Public Health Example
Suppose a study estimates that 72% of women in a sample are up to date on screening.
That number is useful, but it is incomplete by itself.
If the study also reports a 95% confidence interval of 68% to 76%, we now understand that:
the estimate is not exact
there is sampling uncertainty
the true population value is plausibly somewhere in that interval
This is why uncertainty matters in public health decision-making.
Key Terms
Term
Definition
Population
The full group of interest
Sample
The observed subset of the population
Parameter
A numerical summary of a population
Statistic
A numerical summary of a sample
Sampling Variability
The natural variation in sample results from one sample to another
Standard Error
The typical variability of a sample statistic across repeated samples
Bootstrap
A resampling method used to estimate uncertainty
Confidence Interval
A range of plausible values for a population parameter
Worked Example Summary
We used a simulated population to show that:
different samples produce different means
the distribution of sample means reflects sampling variability
the standard error summarizes the variability of an estimate
bootstrap methods provide a simulation-based way to estimate uncertainty
confidence intervals help communicate plausible values for the population parameter
Practice Activity
Use the steps below to practice the ideas from this lesson.
Draw a random sample of size 50 from a dataset.
Calculate the sample mean.
Calculate the standard deviation.
Calculate the standard error.
Construct a 95% confidence interval.
Repeat using a sample of size 200.
Compare the standard errors and confidence interval widths.
Reflection Questions
Answer the following questions after completing the activity:
Why do sample estimates change from one sample to another?
What does the standard error tell us?
How did increasing the sample size affect the standard error?
How did increasing the sample size affect the confidence interval?
Why is it important to report uncertainty in public health research?
Common Misconceptions
Here are a few common misunderstandings to avoid:
Sampling variability does not mean the study was done incorrectly.
A larger sample does not remove all uncertainty, but it usually reduces it.
A confidence interval does not describe where most individual observations fall.

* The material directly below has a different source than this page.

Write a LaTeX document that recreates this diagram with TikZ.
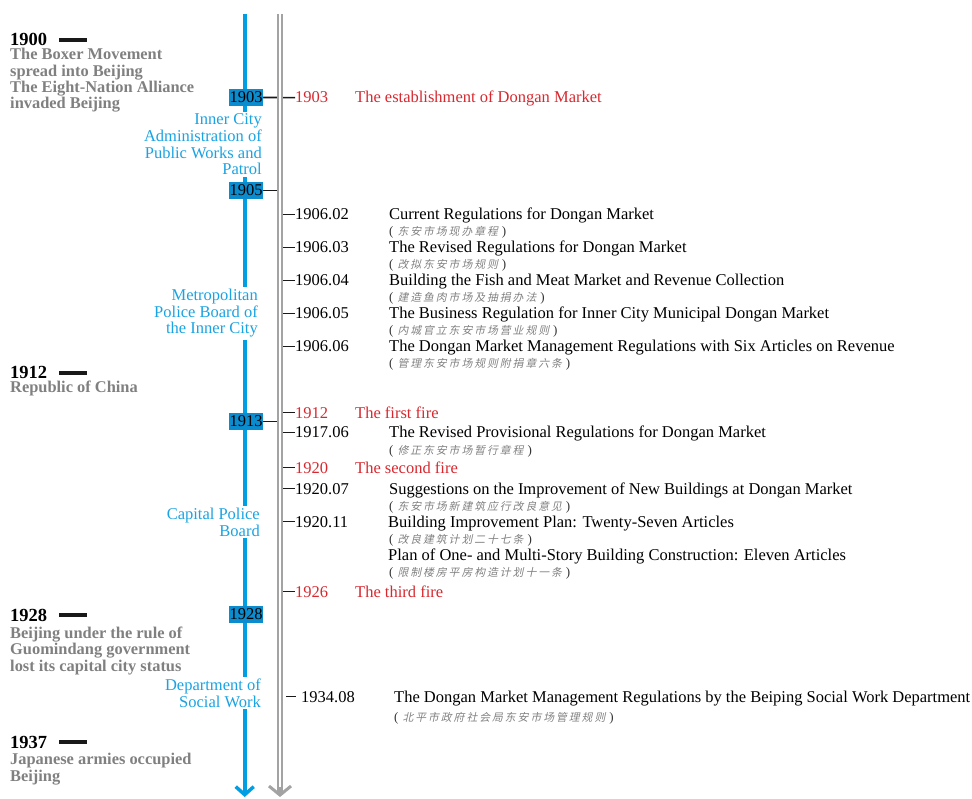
\documentclass[tikz,border=0pt]{standalone}
\usepackage{fontspec}
\setmainfont{Liberation Serif}
\newfontfamily\cjkfont[FakeSlant=0.22]{Noto Sans CJK SC}
\usepackage{xcolor}
\usepackage{tikz}
\usetikzlibrary{arrows.meta}
\definecolor{LineBlue}{HTML}{009FE3}
\definecolor{BoxBlue}{HTML}{0A8CCF}
\definecolor{LabelBlue}{HTML}{1AA3E3}
\definecolor{FireRed}{HTML}{D7282F}
\definecolor{EraGray}{HTML}{808080}
\definecolor{AxisGray}{HTML}{A3A3A3}
\ExplSyntaxOn
\NewDocumentCommand{\zhspaced}{m}{\tl_map_inline:nn {#1} {##1\kern 2pt}}
\ExplSyntaxOff
\newcommand{\zh}[1]{{\fontsize{13}{13}\selectfont(}\hspace{4pt}{\cjkfont\color{EraGray}\zhspaced{#1}}\hspace{2pt}{\fontsize{13}{13}\selectfont)}}

\begin{document}
\begin{tikzpicture}[
    x=1pt, y=-1pt,
    every node/.style={inner sep=0pt},
    year/.style={anchor=base west, font=\fontsize{18.5}{20}\selectfont\bfseries},
    era/.style={anchor=base west, align=left, text=EraGray, font=\fontsize{16.4}{16.4}\selectfont\bfseries},
    yeardash/.style={line width=3.5pt, black!90},
    yearbox/.style={fill=BoxBlue, minimum width=34pt, minimum height=17pt, font=\fontsize{16.5}{17}\selectfont},
    dept/.style={anchor=base east, align=right, fill=white, inner ysep=2pt, text=LabelBlue, font=\fontsize{16.5}{16.7}\selectfont},
    datelbl/.style={anchor=base west, font=\fontsize{16.5}{17}\selectfont},
    doc/.style={anchor=base west, font=\fontsize{16.5}{17}\selectfont},
    fire/.style={anchor=base west, text=FireRed, font=\fontsize{16.5}{17}\selectfont},
    zhdoc/.style={anchor=base west, text=black!80, font=\fontsize{10.8}{12}\selectfont},
    tickline/.style={line width=1.6pt, black!90}
]
    \useasboundingbox (0,0) rectangle (972,799);

    % the two time axes
    \coordinate (btop) at (244.7,14);
    \coordinate (bbot) at (244.7,797);
    \coordinate (gtop) at (280,14);
    \coordinate (gbot) at (280,797);
    \coordinate (gL) at (277,0);
    \coordinate (gR) at (283,0);

    \draw[LineBlue, line width=4pt, -{Straight Barb[length=8pt,width=18pt,line width=3.5pt]}] (btop) -- (bbot);

    % political events (base = last line)
    \node[year] (y1900) at (10,46) {1900};
    \node[era] (e1900) at (10,109) {The Boxer Movement\\spread into Beijing\\The Eight-Nation Alliance\\invaded Beijing};
    \node[year] (y1912) at (10,379) {1912};
    \node[era] (e1912) at (10,393) {Republic of China};
    \node[year] (y1928) at (10,621) {1928};
    \node[era] (e1928) at (10,671) {Beijing under the rule of\\Guomindang government\\lost its capital city status};
    \node[year] (y1937) at (10,748) {1937};
    \node[era] (e1937) at (10,781) {Japanese armies occupied\\Beijing};
    \foreach \y in {y1900,y1912,y1928,y1937}
        \draw[yeardash] ([xshift=12pt]\y.east) -- ++(28,0);

    % administrations
    \node[dept] (inner) at (262,175) {Inner City\\Administration of\\Public Works and\\Patrol};
    \node[dept] (metro) at (258,334) {Metropolitan\\Police Board of\\the Inner City};
    \node[dept] (capital) at (260,536) {Capital Police\\Board};
    \node[dept] (social) at (261,707) {Department of\\Social Work};

    \node[yearbox] (b1903) at (246,97.5) {1903};
    \node[yearbox] (b1905) at (246,190.5) {1905};
    \node[yearbox] (b1913) at (246,421.5) {1913};
    \node[yearbox] (b1928) at (246,614.5) {1928};

    % market documents
    \node[datelbl, text=FireRed] (d1903) at (295,103) {1903};
    \node[fire] (t1903) at (355,103) {The establishment of Dongan Market};

    \node[datelbl] (d0602) at (295,220) {1906.02};
    \node[doc] (t0602) at (389,220) {Current Regulations for Dongan Market};
    \node[zhdoc] (z0602) at (389,236) {\zh{东安市场现办章程}};
    \node[datelbl] (d0603) at (295,253) {1906.03};
    \node[doc] (t0603) at (389,253) {The Revised Regulations for Dongan Market};
    \node[zhdoc] (z0603) at (389,269) {\zh{改拟东安市场规则}};
    \node[datelbl] (d0604) at (295,286) {1906.04};
    \node[doc] (t0604) at (389,286) {Building the Fish and Meat Market and Revenue Collection};
    \node[zhdoc] (z0604) at (389,302) {\zh{建造鱼肉市场及抽捐办法}};
    \node[datelbl] (d0605) at (295,319) {1906.05};
    \node[doc] (t0605) at (389,319) {The Business Regulation for Inner City Municipal Dongan Market};
    \node[zhdoc] (z0605) at (389,335) {\zh{内城官立东安市场营业规则}};
    \node[datelbl] (d0606) at (295,352) {1906.06};
    \node[doc] (t0606) at (389,352) {The Dongan Market Management Regulations with Six Articles on Revenue};
    \node[zhdoc] (z0606) at (389,368) {\zh{管理东安市场规则附捐章六条}};

    \node[datelbl, text=FireRed] (d1912) at (295,418) {1912};
    \node[fire] (t1912) at (355,418) {The first fire};
    \node[datelbl] (d1706) at (295,438) {1917.06};
    \node[doc] (t1706) at (389,438) {The Revised Provisional Regulations for Dongan Market};
    \node[zhdoc] (z1706) at (389,454) {\zh{修正东安市场暂行章程}};
    \node[datelbl, text=FireRed] (d1920) at (295,473) {1920};
    \node[fire] (t1920) at (355,473) {The second fire};
    \node[datelbl] (d2007) at (295,494) {1920.07};
    \node[doc] (t2007) at (389,494) {Suggestions on the Improvement of New Buildings at Dongan Market};
    \node[zhdoc] (z2007) at (389,510) {\zh{东安市场新建筑应行改良意见}};
    \node[datelbl] (d2011) at (295,527) {1920.11};
    \node[doc] (t2011) at (388,527) {Building Improvement Plan: Twenty-Seven Articles};
    \node[zhdoc] (z2011) at (389,543) {\zh{改良建筑计划二十七条}};
    \node[doc] (tplan) at (388,560) {Plan of One- and Multi-Story Building Construction: Eleven Articles};
    \node[zhdoc] (zplan) at (389,576) {\zh{限制楼房平房构造计划十一条}};
    \node[datelbl, text=FireRed] (d1926) at (295,597) {1926};
    \node[fire] (t1926) at (355,597) {The third fire};

    \node[datelbl] (d3408) at (301,702) {1934.08};
    \node[doc] (t3408) at (394,702) {The Dongan Market Management Regulations by the Beiping Social Work Department};
    \node[zhdoc] (z3408) at (394,721) {\zh{北平市政府社会局东安市场管理规则}};

    % ticks
    \draw[tickline] (b1903.east) -- (d1903.west);
    \draw[tickline] (b1905.east) -- (b1905.east -| gL);
    \draw[tickline] (b1913.east) -- (b1913.east -| gL);
    \foreach \d in {d0602,d0603,d0604,d0605,d0606,d1912,d1706,d1920,d2007,d2011,d1926}
        \draw[tickline] (\d.west -| gR) -- (\d.west);
    \draw[tickline] ([xshift=3pt]d3408.west -| gR) -- ([xshift=-5pt]d3408.west);

    \draw[AxisGray, line width=6pt, -{Straight Barb[length=9pt,width=22pt,line width=3pt]}] (gtop) -- (gbot);
    \draw[white, line width=2pt] (gtop) -- ([yshift=10pt]gbot);
\end{tikzpicture}
\end{document}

Bootstrapping does not create new data from the population; it resamples the observed sample.
Conclusion
Statistical inference allows us to move from data to evidence-based conclusions about a larger population.

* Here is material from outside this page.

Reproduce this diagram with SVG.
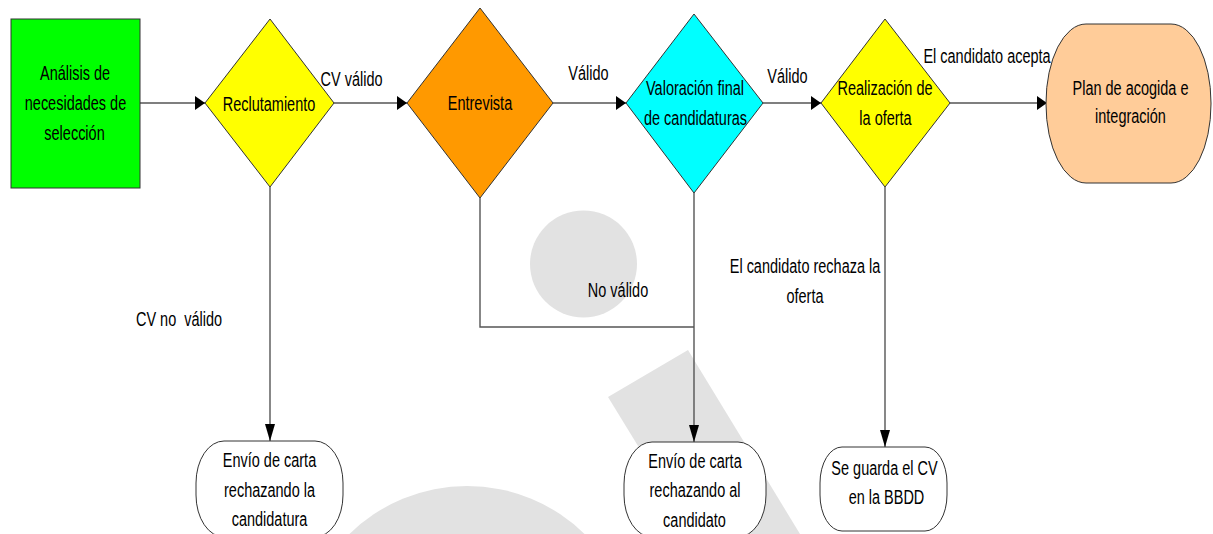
<svg xmlns="http://www.w3.org/2000/svg" width="1213" height="534" viewBox="0 0 1213 534">
<style>
  .t { font-family: "Liberation Sans", Arial, sans-serif; font-size: 21px; fill: #000; white-space: pre; text-anchor: middle; }
  .shape { stroke: #333; stroke-width: 1; }
  .wm { fill: #e2e2e2; stroke: none; }
  .conn { fill: none; stroke: #555; stroke-width: 1.4; }
</style>
<defs>
  <marker id="arrH" markerUnits="userSpaceOnUse" viewBox="0 0 10 14" markerWidth="10" markerHeight="14" refX="10" refY="7" orient="auto">
    <path d="M0,0 L10,7 L0,14 z" fill="#000"/>
  </marker>
  <marker id="arrV" markerUnits="userSpaceOnUse" viewBox="0 0 17 10" markerWidth="17" markerHeight="10" refX="17" refY="5" orient="auto">
    <path d="M0,0 L17,5 L0,10 z" fill="#000"/>
  </marker>
</defs>
<rect width="1213" height="534" fill="#fff"/>

<g id="watermark">
  <circle class="wm" cx="583.5" cy="264" r="53.5"/>
  <circle class="wm" cx="467" cy="654" r="168"/>
  <polygon class="wm" points="608,397 688,350 800,534 692,534"/>
</g>

<g id="connectors">
  <path class="conn" d="M140,103 H205" marker-end="url(#arrH)"/>
  <path class="conn" d="M334,103 H407" marker-end="url(#arrH)"/>
  <path class="conn" d="M553,103 H626" marker-end="url(#arrH)"/>
  <path class="conn" d="M763,103 H821" marker-end="url(#arrH)"/>
  <path class="conn" d="M950,103 H1047" marker-end="url(#arrH)"/>
  <path class="conn" d="M270,187 V441" marker-end="url(#arrV)"/>
  <path class="conn" d="M480,198 V327 H694"/>
  <path class="conn" d="M694,193 V442" marker-end="url(#arrV)"/>
  <path class="conn" d="M885,187 V447" marker-end="url(#arrV)"/>
</g>

<g id="labels">
  <text class="t" transform="translate(351.5,86) scale(0.69,1)">CV válido</text>
  <text class="t" transform="translate(588.5,80) scale(0.69,1)">Válido</text>
  <text class="t" transform="translate(787.5,83) scale(0.69,1)">Válido</text>
  <text class="t" transform="translate(987,63) scale(0.69,1)">El candidato acepta</text>
  <text class="t" transform="translate(179,326) scale(0.69,1)">CV no  válido</text>
  <text class="t" transform="translate(618,297) scale(0.69,1)">No válido</text>
  <text class="t" transform="translate(805,273) scale(0.69,1)">El candidato rechaza la</text>
  <text class="t" transform="translate(805,303) scale(0.69,1)">oferta</text>
</g>

<g id="analisis">
  <rect class="shape" x="11" y="19" width="129" height="169" fill="#00ff00"/>
  <text class="t" transform="translate(75,80) scale(0.69,1)">Análisis de</text>
  <text class="t" transform="translate(75.5,110) scale(0.69,1)">necesidades de</text>
  <text class="t" transform="translate(74.5,140) scale(0.69,1)">selección</text>
</g>

<g id="reclutamiento">
  <polygon class="shape" points="270,19 334,103 270,187 205,103" fill="#ffff00"/>
  <text class="t" transform="translate(269,111) scale(0.69,1)">Reclutamiento</text>
</g>

<g id="entrevista">
  <polygon class="shape" points="480,8 553,103 480,198 407,103" fill="#ff9900"/>
  <text class="t" transform="translate(480,110) scale(0.69,1)">Entrevista</text>
</g>

<g id="valoracion">
  <polygon class="shape" points="694,14 763,103 694,193 626,103" fill="#00ffff"/>
  <text class="t" transform="translate(695,95) scale(0.69,1)">Valoración final</text>
  <text class="t" transform="translate(695.5,125) scale(0.69,1)">de candidaturas</text>
</g>

<g id="realizacion">
  <polygon class="shape" points="885,19 950,103 885,187 821,103" fill="#ffff00"/>
  <text class="t" transform="translate(885,95) scale(0.69,1)">Realización de</text>
  <text class="t" transform="translate(885.5,125) scale(0.69,1)">la oferta</text>
</g>

<g id="plan">
  <rect class="shape" x="1046" y="24" width="165" height="159" rx="40" ry="79" fill="#ffcc99"/>
  <text class="t" transform="translate(1130.5,95) scale(0.69,1)">Plan de acogida e</text>
  <text class="t" transform="translate(1130.5,123) scale(0.69,1)">integración</text>
</g>

<g id="envio1">
  <rect class="shape" x="196" y="441" width="147" height="96" rx="28" ry="42" fill="#fff"/>
  <text class="t" transform="translate(269.5,467) scale(0.69,1)">Envío de carta</text>
  <text class="t" transform="translate(269.5,497) scale(0.69,1)">rechazando la</text>
  <text class="t" transform="translate(269.5,526) scale(0.69,1)">candidatura</text>
</g>

<g id="envio2">
  <rect class="shape" x="624" y="442" width="142" height="95" rx="28" ry="42" fill="#fff"/>
  <text class="t" transform="translate(695,468) scale(0.69,1)">Envío de carta</text>
  <text class="t" transform="translate(695,497) scale(0.69,1)">rechazando al</text>
  <text class="t" transform="translate(694.5,527) scale(0.69,1)">candidato</text>
</g>

<g id="guarda">
  <rect class="shape" x="820" y="447" width="127" height="84" rx="22" ry="36" fill="#fff"/>
  <text class="t" transform="translate(884.5,475) scale(0.69,1)">Se guarda el CV</text>
  <text class="t" transform="translate(886.5,504) scale(0.69,1)">en la BBDD</text>
</g>
</svg>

Because every sample is only one possible sample, all estimates come with uncertainty.
Sampling variability explains why estimates differ, the standard error quantifies that variability, simulation helps us visualize it, and confidence intervals help us communicate it clearly.
These ideas form the foundation for later topics such as hypothesis testing, p-values, and statistical modeling.
Looking Ahead
In the next lesson, we will build on these ideas by introducing hypothesis testing, p-values, and the logic of decision-making under uncertainty.